Some were beaten and refused release. Some were mocked, imprisoned, stoned, sawn in two. Some wandered destitute, afflicted, mistreated. The world was not worthy of them.
Faith is the only path forward, even when the road is marked by loss.
This is realism, not despair. Scripture prepares us for turbulence so we’re not surprised by it. But it doesn’t leave us there.
There’s optimism, too.
A better promise has been entrusted to the community of faith. We wait together. We worship together. We lean into one another while leaning into God.
“Thou art coming to a King,” John Newton wrote, “large petitions with thee bring.” God’s grace and power are such that none can ever ask too much.
Paper saints remind us that faith is not flawless… but it is faithful.
It wears thin. It bends. It is tested and tried. And still, it is kept.
Not by our strength, but by a God who remains steadfast from beginning to end.
The Church at Brook Hills
In the Middle Ages, paper saints (hand-colored woodcut images printed on paper) were used as devotional aids in homes and prayer books. Affordable and fragile, they helped ordinary believers keep the “cloud of witnesses” near in daily life. Their value was not in permanence, but in what they pointed to: faith practiced faithfully on holy ground.
This illuminated miniature depicts the presentation of Jesus in the temple, as recounted in Luke 2:22–38. Mary and Joseph bring the infant Christ to Jerusalem in obedience to the Law, where He is received by Simeon, the aged servant who had waited his lifetime to see the Messiah.
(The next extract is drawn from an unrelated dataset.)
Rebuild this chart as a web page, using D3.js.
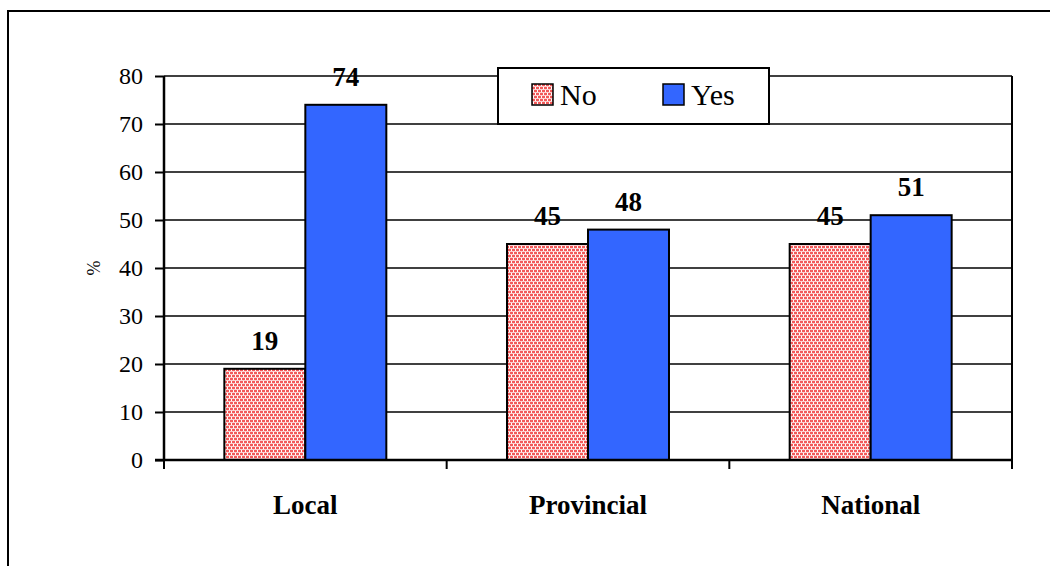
<!DOCTYPE html>
<html>
<head>
<meta charset="utf-8">
<script src="https://cdn.jsdelivr.net/npm/d3@7"></script>
</head>
<body>
<script>
// Share of respondents by level of government
const categories = ["Local", "Provincial", "National"];
const seriesNames = ["No", "Yes"];
const noValues = [19, 45, 45];
const yesValues = [74, 48, 51];
const yTicks = [0, 10, 20, 30, 40, 50, 60, 70, 80];

const W = 1050, H = 566;
const serif = "Liberation Serif";
d3.select("body").style("margin", "0px").style("overflow", "hidden");
const svg = d3.select("body").append("svg").attr("width", W).attr("height", H)
  .style("display", "block");

// place start-anchored text so that it is centred on / ends at its x
function alignText(node, mode) {
  const len = node.getComputedTextLength();
  const x = +node.getAttribute("x") || 0;
  node.setAttribute("x", mode === "middle" ? x - len / 2 : x - len);
}

// hatched fill for the "No" series
const defs = svg.append("defs");
const pat = defs.append("pattern")
  .attr("id", "noFill").attr("patternUnits", "userSpaceOnUse")
  .attr("width", 4).attr("height", 6);
pat.append("rect").attr("width", 4).attr("height", 6).attr("fill", "#f25a5a");
pat.append("rect").attr("x", 1).attr("y", 0).attr("width", 1).attr("height", 3).attr("fill", "#fff");
pat.append("rect").attr("x", 3).attr("y", 3).attr("width", 1).attr("height", 3).attr("fill", "#fff");
pat.append("rect").attr("x", 0).attr("y", 2).attr("width", 4).attr("height", 1).attr("fill", "#fbd0d0");
pat.append("rect").attr("x", 0).attr("y", 5).attr("width", 4).attr("height", 1).attr("fill", "#fbd0d0");

const fills = { No: "url(#noFill)", Yes: "#3366ff" };

// outer chart frame
svg.append("rect").attr("x", 8).attr("y", 11).attr("width", W).attr("height", H)
  .attr("fill", "none").attr("stroke", "#000").attr("stroke-width", 2);

const plot = { left: 164, right: 1012, top: 76, bottom: 460 };

const x0 = d3.scaleBand().domain(categories).range([plot.left, plot.right]).paddingInner(0).paddingOuter(0);
const x1 = d3.scaleBand().domain(seriesNames).range([0, x0.bandwidth()]).paddingInner(0).paddingOuter(0.745);
const y = d3.scaleLinear().domain([0, 80]).range([plot.bottom, plot.top]);

// gridlines
svg.append("g").selectAll("line").data(yTicks.filter(d => d > 0)).join("line")
  .attr("x1", plot.left).attr("x2", plot.right)
  .attr("y1", d => y(d)).attr("y2", d => y(d))
  .attr("stroke", "#000").attr("stroke-width", 1.5);
// right edge of plot area
svg.append("line").attr("x1", plot.right).attr("x2", plot.right)
  .attr("y1", plot.top).attr("y2", plot.bottom)
  .attr("stroke", "#000").attr("stroke-width", 2);

// bars
const bars = [];
categories.forEach((c, i) => {
  bars.push({ cat: c, key: "No", v: noValues[i] });
  bars.push({ cat: c, key: "Yes", v: yesValues[i] });
});
svg.append("g").selectAll("rect").data(bars).join("rect")
  .attr("x", d => x0(d.cat) + x1(d.key)).attr("width", x1.bandwidth())
  .attr("y", d => y(d.v)).attr("height", d => y(0) - y(d.v))
  .attr("fill", d => fills[d.key]).attr("stroke", "#000").attr("stroke-width", 2);

// value labels
bars.forEach(d => {
  const t = svg.append("text")
    .attr("x", x0(d.cat) + x1(d.key) + x1.bandwidth() / 2)
    .attr("y", y(d.v) - 19)
    .style("font-family", serif)
    .attr("font-weight", "bold").attr("font-size", 27)
    .text(d.v);
  alignText(t.node(), "middle");
});

// y axis line and ticks
const yAxis = svg.append("g").attr("transform", `translate(${plot.left},0)`)
  .call(d3.axisLeft(y).tickValues(yTicks).tickSize(9).tickFormat(""));
yAxis.select(".domain").attr("stroke-width", 2.5).attr("d", `M0,${plot.top}V${plot.bottom}`);
yAxis.selectAll(".tick line").attr("stroke-width", 2);
yAxis.selectAll(".tick text").remove();
yTicks.forEach(v => {
  const t = svg.append("text")
    .attr("x", plot.left - 21).attr("y", y(v) + 8)
    .style("font-family", serif)
    .attr("font-size", 24)
    .text(v);
  alignText(t.node(), "end");
});

// x axis with ticks between categories
const xAxisG = svg.append("g").attr("transform", `translate(0,${plot.bottom})`);
xAxisG.append("line").attr("x1", plot.left - 9).attr("x2", plot.right)
  .attr("y1", 0).attr("y2", 0).attr("stroke", "#000").attr("stroke-width", 2.5);
const boundaries = categories.map(c => x0(c)).concat([x0(categories[categories.length - 1]) + x0.bandwidth()]);
xAxisG.selectAll("line.tk").data(boundaries).join("line").attr("class", "tk")
  .attr("x1", d => d).attr("x2", d => d).attr("y1", 0).attr("y2", 9)
  .attr("stroke", "#000").attr("stroke-width", 2);
categories.forEach(c => {
  const t = svg.append("text")
    .attr("x", x0(c) + x0.bandwidth() / 2).attr("y", plot.bottom + 54)
    .style("font-family", serif)
    .attr("font-weight", "bold").attr("font-size", 27)
    .text(c);
  alignText(t.node(), "middle");
});

// y axis title
const yTitle = svg.append("text")
  .attr("transform", `translate(100,${(plot.top + plot.bottom) / 2}) rotate(-90)`)
  .attr("x", 0)
  .style("font-family", serif)
  .attr("font-size", 18)
  .text("%");
alignText(yTitle.node(), "middle");

// legend
const legend = svg.append("g").attr("transform", "translate(498,68)");
legend.append("rect").attr("width", 271).attr("height", 56)
  .attr("fill", "#fff").attr("stroke", "#000").attr("stroke-width", 2);
const legendItems = legend.selectAll("g").data(seriesNames).join("g")
  .attr("transform", (d, i) => `translate(${34 + i * 131},16)`);
legendItems.append("rect").attr("width", 21).attr("height", 21)
  .attr("fill", d => fills[d]).attr("stroke", "#000").attr("stroke-width", 1.5);
legendItems.append("text").attr("x", 28).attr("y", 21)
  .style("font-family", serif)
  .attr("font-size", 30)
  .text(d => d);
</script>
</body>
</html>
The gathered figures suggest the presence of witnesses, perhaps including Anna the prophetess and the wider community of Israel awaiting redemption.
Rendered in the late fourteenth or early fifteenth century, this hand-colored work was likely produced in the Netherlands for use in a prayer book. Its small scale and careful detail reflect a form of devotion meant to be held, prayed over, and eventually worn thin.
Beautiful, imperfect, and perishable, paper saints remind us that holiness has always been formed slowly, in ordinary hands.